THE PROBLEM »
Your task is to reproduce, verbatim and without pictures, the lines from the opening of the listing through the line containing "d3.scaleLinear().domain([1.8, 3.6]).range([mBottom, mTop]);".

MATERIAL SUPPLIED »
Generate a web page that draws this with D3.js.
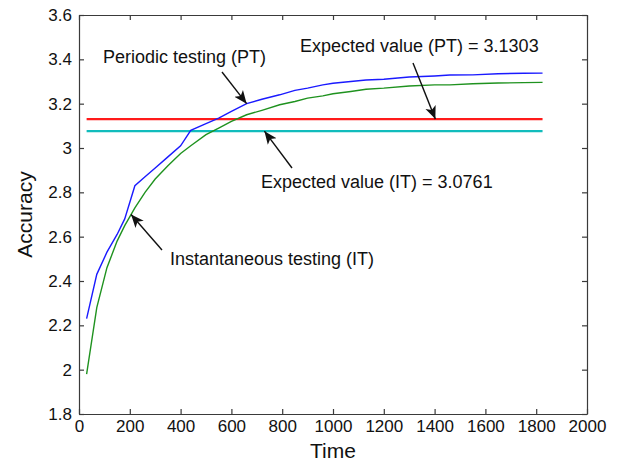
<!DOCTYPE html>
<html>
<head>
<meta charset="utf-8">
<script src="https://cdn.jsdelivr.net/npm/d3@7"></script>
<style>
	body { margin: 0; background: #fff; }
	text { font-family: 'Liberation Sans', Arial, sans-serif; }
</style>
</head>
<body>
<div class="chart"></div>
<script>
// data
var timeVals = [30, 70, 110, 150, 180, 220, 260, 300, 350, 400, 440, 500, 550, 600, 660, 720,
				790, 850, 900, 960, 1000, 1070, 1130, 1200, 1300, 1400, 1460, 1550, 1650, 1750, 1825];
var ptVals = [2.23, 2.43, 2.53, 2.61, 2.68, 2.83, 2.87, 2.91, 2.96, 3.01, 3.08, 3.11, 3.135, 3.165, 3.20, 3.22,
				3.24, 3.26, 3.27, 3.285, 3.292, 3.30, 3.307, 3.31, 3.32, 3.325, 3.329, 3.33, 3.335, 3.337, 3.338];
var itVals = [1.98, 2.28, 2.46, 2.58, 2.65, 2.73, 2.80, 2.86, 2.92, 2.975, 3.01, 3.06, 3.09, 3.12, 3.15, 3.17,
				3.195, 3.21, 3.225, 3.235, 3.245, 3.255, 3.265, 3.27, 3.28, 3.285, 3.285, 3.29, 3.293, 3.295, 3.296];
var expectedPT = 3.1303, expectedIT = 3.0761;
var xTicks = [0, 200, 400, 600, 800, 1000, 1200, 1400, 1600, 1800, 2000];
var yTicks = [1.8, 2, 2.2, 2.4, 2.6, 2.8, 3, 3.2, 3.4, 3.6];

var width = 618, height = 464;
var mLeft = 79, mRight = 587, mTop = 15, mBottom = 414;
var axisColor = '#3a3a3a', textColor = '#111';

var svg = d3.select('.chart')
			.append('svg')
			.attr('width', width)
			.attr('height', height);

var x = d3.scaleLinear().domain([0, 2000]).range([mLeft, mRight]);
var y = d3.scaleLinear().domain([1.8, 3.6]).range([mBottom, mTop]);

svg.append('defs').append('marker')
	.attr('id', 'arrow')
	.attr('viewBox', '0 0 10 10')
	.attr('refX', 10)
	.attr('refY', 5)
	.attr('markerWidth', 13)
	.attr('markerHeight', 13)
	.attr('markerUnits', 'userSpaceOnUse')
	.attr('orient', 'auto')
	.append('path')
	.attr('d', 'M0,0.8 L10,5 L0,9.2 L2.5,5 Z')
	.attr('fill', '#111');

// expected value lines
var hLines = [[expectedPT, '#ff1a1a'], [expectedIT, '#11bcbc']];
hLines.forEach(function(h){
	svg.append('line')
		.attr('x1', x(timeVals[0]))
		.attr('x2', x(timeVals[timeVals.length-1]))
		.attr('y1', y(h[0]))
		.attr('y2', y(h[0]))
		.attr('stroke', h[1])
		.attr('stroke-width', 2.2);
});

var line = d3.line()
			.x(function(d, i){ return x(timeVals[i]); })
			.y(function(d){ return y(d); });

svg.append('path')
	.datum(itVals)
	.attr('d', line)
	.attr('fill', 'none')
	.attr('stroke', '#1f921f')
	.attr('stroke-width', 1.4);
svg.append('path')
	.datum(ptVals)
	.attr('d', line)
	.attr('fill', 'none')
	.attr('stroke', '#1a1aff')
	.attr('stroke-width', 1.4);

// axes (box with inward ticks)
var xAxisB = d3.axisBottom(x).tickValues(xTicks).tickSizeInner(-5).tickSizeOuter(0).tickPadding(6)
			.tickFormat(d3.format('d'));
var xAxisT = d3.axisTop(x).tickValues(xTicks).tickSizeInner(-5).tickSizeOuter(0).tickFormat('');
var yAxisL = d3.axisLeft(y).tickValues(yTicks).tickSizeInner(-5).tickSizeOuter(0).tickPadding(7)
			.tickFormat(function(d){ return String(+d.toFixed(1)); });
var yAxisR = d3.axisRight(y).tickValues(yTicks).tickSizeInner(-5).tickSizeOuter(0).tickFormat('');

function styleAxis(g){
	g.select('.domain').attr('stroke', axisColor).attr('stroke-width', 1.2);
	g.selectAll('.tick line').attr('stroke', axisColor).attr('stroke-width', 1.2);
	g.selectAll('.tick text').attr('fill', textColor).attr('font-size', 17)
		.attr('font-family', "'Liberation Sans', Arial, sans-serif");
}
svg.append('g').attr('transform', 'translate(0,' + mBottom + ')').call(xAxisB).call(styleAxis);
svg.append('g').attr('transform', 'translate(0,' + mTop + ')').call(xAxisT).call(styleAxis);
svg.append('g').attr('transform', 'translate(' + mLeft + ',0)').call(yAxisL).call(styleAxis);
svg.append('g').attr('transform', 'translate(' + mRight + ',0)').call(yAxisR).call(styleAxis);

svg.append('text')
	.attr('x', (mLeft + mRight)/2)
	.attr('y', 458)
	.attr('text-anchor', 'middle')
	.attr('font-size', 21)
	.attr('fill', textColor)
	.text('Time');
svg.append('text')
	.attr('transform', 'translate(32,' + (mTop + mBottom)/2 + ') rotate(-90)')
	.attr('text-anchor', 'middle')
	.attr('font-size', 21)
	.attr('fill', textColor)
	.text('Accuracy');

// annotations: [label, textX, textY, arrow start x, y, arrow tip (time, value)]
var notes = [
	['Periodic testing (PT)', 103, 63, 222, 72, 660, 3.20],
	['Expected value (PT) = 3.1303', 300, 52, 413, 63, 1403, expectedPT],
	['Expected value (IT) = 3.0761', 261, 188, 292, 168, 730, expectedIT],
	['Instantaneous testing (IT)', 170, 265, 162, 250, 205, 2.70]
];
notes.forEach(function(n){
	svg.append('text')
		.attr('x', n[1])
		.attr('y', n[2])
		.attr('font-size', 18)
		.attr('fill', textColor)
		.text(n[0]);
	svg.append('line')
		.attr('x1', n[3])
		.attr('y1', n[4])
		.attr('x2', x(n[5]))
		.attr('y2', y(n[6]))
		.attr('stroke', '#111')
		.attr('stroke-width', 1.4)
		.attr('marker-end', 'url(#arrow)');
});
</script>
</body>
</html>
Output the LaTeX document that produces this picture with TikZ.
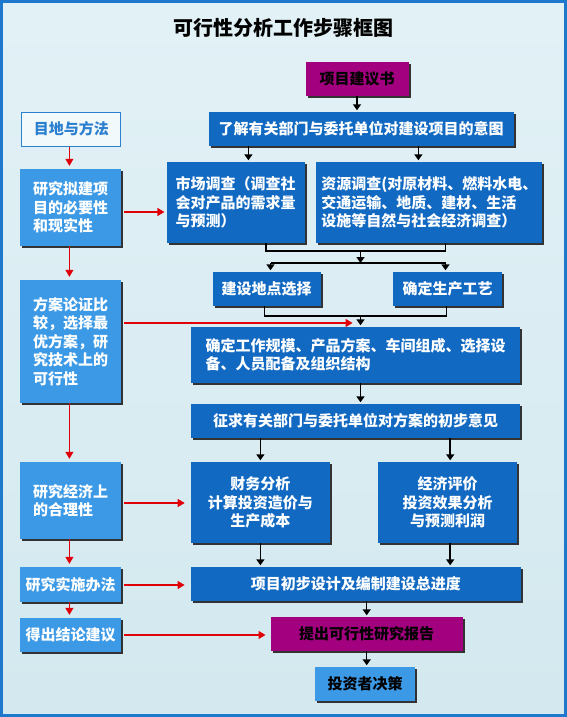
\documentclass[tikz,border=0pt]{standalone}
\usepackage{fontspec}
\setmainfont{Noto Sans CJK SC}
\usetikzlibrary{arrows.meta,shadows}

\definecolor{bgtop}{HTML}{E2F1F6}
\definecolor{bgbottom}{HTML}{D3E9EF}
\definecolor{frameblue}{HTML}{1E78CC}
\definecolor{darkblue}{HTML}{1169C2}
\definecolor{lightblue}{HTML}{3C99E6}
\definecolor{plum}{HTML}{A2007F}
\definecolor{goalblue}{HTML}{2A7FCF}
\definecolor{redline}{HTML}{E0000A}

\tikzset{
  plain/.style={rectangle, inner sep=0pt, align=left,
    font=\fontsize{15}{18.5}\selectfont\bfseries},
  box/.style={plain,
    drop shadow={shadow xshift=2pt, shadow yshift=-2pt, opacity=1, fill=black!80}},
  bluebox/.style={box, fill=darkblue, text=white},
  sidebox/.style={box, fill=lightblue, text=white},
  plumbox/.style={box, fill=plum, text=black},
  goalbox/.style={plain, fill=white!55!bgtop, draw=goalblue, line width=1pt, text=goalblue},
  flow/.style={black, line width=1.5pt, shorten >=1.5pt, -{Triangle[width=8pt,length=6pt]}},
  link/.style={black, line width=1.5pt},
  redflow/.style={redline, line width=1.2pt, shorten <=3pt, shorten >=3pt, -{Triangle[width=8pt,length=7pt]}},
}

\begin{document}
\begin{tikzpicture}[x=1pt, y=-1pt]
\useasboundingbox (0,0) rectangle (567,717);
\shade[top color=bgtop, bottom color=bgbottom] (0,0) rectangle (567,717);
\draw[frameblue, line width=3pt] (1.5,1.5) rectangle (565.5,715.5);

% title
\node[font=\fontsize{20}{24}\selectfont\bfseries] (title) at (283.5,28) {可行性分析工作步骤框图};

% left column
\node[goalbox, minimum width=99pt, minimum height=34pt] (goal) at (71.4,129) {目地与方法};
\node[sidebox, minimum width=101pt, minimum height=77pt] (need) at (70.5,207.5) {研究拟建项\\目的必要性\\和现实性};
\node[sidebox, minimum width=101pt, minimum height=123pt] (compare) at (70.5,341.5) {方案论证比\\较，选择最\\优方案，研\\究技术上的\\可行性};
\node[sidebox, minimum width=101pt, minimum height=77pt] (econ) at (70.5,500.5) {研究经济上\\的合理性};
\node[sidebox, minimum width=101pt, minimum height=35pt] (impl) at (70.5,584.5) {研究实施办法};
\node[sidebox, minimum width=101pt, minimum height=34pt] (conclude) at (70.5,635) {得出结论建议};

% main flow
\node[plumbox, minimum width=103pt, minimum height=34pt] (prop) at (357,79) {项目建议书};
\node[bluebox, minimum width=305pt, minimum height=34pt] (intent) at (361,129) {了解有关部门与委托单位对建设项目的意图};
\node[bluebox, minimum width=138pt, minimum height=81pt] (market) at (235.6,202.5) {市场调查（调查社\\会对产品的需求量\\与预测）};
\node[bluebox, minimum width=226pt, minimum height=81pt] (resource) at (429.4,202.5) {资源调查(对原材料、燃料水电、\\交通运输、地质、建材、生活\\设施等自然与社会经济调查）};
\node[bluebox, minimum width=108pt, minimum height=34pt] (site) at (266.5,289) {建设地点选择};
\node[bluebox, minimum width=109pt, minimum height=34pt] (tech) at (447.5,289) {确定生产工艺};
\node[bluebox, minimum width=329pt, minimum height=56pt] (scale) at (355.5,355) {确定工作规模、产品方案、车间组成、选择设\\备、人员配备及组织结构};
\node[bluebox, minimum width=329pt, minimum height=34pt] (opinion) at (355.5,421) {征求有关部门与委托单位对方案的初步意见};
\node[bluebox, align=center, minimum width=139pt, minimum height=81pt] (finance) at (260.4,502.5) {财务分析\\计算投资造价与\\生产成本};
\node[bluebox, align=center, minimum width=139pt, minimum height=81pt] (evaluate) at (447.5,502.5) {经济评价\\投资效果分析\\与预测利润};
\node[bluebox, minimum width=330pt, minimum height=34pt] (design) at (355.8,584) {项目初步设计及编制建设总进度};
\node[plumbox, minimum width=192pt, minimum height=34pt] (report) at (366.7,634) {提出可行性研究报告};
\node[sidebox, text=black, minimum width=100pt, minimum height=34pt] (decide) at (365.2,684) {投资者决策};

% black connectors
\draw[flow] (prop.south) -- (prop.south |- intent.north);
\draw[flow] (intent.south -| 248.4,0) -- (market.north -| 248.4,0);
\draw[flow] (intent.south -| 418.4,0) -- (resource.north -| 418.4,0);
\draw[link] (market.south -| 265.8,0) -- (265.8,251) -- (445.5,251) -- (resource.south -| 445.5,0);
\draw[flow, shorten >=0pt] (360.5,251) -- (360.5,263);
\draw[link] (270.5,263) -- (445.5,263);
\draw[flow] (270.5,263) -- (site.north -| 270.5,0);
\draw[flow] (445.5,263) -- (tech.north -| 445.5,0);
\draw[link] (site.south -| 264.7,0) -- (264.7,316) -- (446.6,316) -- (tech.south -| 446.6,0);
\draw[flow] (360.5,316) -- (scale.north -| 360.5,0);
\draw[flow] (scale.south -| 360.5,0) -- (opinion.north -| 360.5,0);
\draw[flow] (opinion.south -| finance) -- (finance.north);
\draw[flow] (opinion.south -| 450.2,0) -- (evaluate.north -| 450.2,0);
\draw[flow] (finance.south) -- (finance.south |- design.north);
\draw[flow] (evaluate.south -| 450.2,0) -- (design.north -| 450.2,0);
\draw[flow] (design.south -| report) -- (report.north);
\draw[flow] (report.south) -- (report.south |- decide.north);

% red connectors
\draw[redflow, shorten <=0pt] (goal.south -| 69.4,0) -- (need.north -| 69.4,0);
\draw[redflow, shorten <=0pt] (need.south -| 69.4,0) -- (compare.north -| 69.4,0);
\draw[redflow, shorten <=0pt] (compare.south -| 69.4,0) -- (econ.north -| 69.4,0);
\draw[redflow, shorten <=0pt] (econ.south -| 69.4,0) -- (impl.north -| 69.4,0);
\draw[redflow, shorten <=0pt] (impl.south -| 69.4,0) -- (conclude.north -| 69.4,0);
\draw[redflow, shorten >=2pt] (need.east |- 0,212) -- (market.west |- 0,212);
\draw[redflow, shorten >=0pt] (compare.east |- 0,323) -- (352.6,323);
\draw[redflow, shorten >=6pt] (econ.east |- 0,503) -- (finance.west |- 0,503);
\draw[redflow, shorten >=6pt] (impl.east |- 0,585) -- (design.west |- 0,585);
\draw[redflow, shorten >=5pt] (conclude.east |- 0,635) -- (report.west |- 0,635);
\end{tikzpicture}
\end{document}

OUTPUT FOR THIS TASK »
Generate a web page that draws this with D3.js.
<!DOCTYPE html>
<html>
<head>
<meta charset="utf-8">
<script src="https://cdn.jsdelivr.net/npm/d3@7"></script>
<style>
	body { margin: 0; background: #fff; }
	text { font-family: 'Liberation Sans', Arial, sans-serif; }
</style>
</head>
<body>
<div class="chart"></div>
<script>
// data
var timeVals = [30, 70, 110, 150, 180, 220, 260, 300, 350, 400, 440, 500, 550, 600, 660, 720,
				790, 850, 900, 960, 1000, 1070, 1130, 1200, 1300, 1400, 1460, 1550, 1650, 1750, 1825];
var ptVals = [2.23, 2.43, 2.53, 2.61, 2.68, 2.83, 2.87, 2.91, 2.96, 3.01, 3.08, 3.11, 3.135, 3.165, 3.20, 3.22,
				3.24, 3.26, 3.27, 3.285, 3.292, 3.30, 3.307, 3.31, 3.32, 3.325, 3.329, 3.33, 3.335, 3.337, 3.338];
var itVals = [1.98, 2.28, 2.46, 2.58, 2.65, 2.73, 2.80, 2.86, 2.92, 2.975, 3.01, 3.06, 3.09, 3.12, 3.15, 3.17,
				3.195, 3.21, 3.225, 3.235, 3.245, 3.255, 3.265, 3.27, 3.28, 3.285, 3.285, 3.29, 3.293, 3.295, 3.296];
var expectedPT = 3.1303, expectedIT = 3.0761;
var xTicks = [0, 200, 400, 600, 800, 1000, 1200, 1400, 1600, 1800, 2000];
var yTicks = [1.8, 2, 2.2, 2.4, 2.6, 2.8, 3, 3.2, 3.4, 3.6];

var width = 618, height = 464;
var mLeft = 79, mRight = 587, mTop = 15, mBottom = 414;
var axisColor = '#3a3a3a', textColor = '#111';

var svg = d3.select('.chart')
			.append('svg')
			.attr('width', width)
			.attr('height', height);

var x = d3.scaleLinear().domain([0, 2000]).range([mLeft, mRight]);
var y = d3.scaleLinear().domain([1.8, 3.6]).range([mBottom, mTop]);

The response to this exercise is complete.